Dataset rows
▽
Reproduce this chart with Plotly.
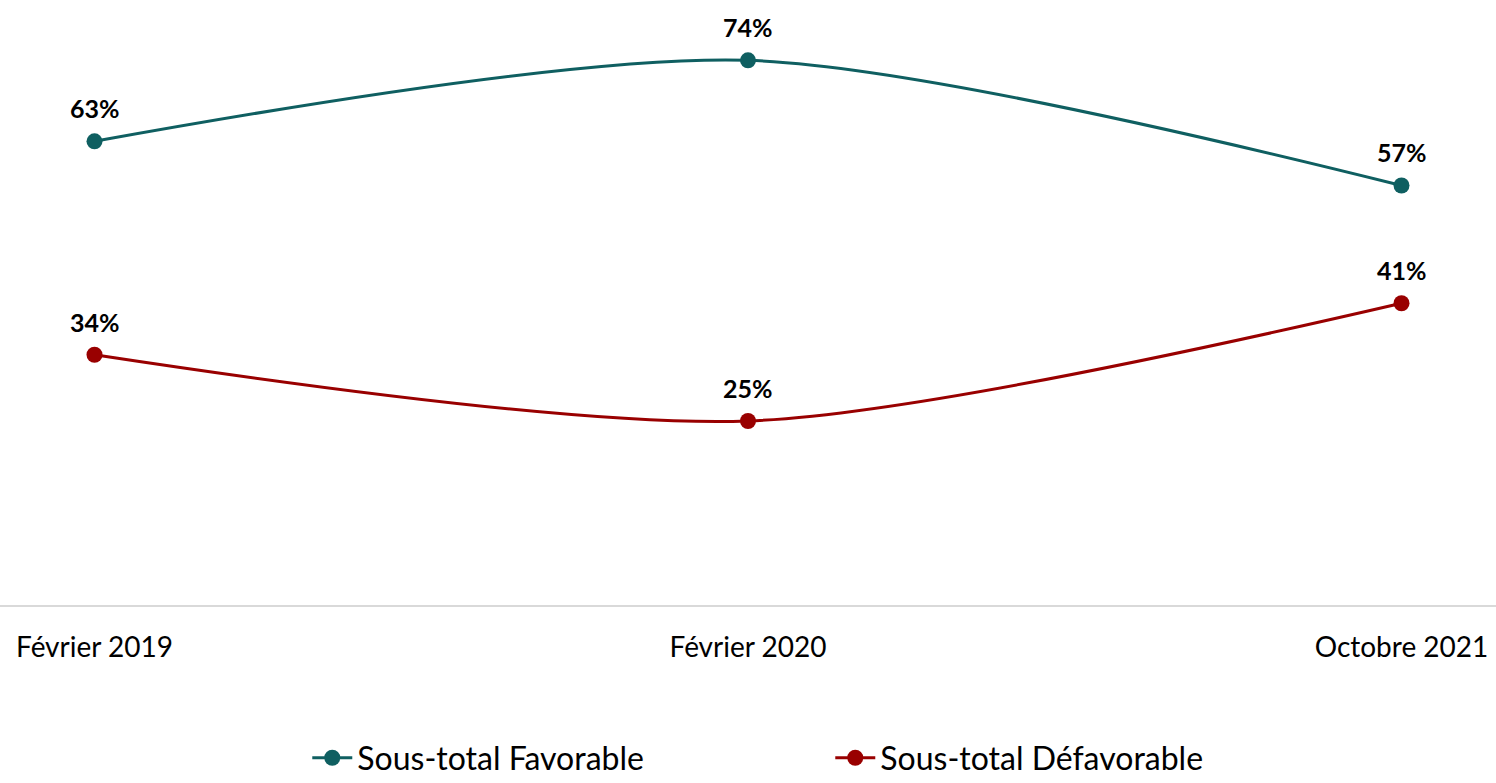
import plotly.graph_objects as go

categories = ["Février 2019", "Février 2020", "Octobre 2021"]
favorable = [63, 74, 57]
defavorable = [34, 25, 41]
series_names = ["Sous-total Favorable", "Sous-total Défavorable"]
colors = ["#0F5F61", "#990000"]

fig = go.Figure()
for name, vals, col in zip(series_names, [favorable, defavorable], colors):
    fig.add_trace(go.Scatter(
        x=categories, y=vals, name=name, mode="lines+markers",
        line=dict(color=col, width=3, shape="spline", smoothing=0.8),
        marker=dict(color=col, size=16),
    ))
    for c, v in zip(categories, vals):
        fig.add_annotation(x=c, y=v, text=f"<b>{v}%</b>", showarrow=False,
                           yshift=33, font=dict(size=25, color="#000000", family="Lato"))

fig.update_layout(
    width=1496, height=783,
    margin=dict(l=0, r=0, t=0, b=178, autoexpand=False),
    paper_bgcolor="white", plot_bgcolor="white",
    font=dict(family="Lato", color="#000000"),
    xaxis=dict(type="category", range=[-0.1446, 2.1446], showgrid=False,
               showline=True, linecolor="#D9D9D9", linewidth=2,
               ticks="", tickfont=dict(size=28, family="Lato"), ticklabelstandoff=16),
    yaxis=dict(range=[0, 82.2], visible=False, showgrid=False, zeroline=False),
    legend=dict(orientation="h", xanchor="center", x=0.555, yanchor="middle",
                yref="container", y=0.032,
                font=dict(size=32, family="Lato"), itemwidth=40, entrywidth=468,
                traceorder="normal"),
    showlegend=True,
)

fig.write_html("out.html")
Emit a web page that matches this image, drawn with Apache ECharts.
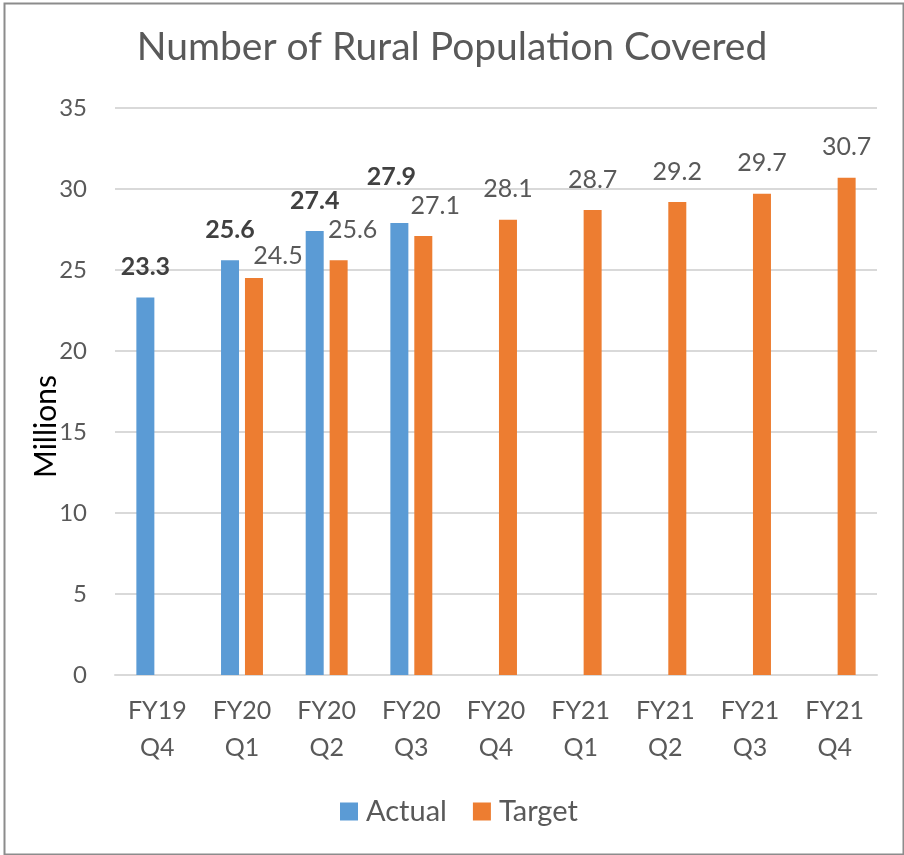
△
Every entry must be written out exactly, with all pictures left out.

Reproduce this chart with Plotly.
import plotly.graph_objects as go

categories = ["Février 2019", "Février 2020", "Octobre 2021"]
favorable = [63, 74, 57]
defavorable = [34, 25, 41]
series_names = ["Sous-total Favorable", "Sous-total Défavorable"]
colors = ["#0F5F61", "#990000"]

fig = go.Figure()
for name, vals, col in zip(series_names, [favorable, defavorable], colors):
    fig.add_trace(go.Scatter(
        x=categories, y=vals, name=name, mode="lines+markers",
        line=dict(color=col, width=3, shape="spline", smoothing=0.8),
        marker=dict(color=col, size=16),
    ))
    for c, v in zip(categories, vals):
        fig.add_annotation(x=c, y=v, text=f"<b>{v}%</b>", showarrow=False,
                           yshift=33, font=dict(size=25, color="#000000", family="Lato"))

fig.update_layout(
    width=1496, height=783,
    margin=dict(l=0, r=0, t=0, b=178, autoexpand=False),
    paper_bgcolor="white", plot_bgcolor="white",
    font=dict(family="Lato", color="#000000"),
    xaxis=dict(type="category", range=[-0.1446, 2.1446], showgrid=False,
               showline=True, linecolor="#D9D9D9", linewidth=2,
               ticks="", tickfont=dict(size=28, family="Lato"), ticklabelstandoff=16),
    yaxis=dict(range=[0, 82.2], visible=False, showgrid=False, zeroline=False),
    legend=dict(orientation="h", xanchor="center", x=0.555, yanchor="middle",
                yref="container", y=0.032,
                font=dict(size=32, family="Lato"), itemwidth=40, entrywidth=468,
                traceorder="normal"),
    showlegend=True,
)

fig.write_html("out.html")
Emit a web page that matches this image, drawn with Apache ECharts.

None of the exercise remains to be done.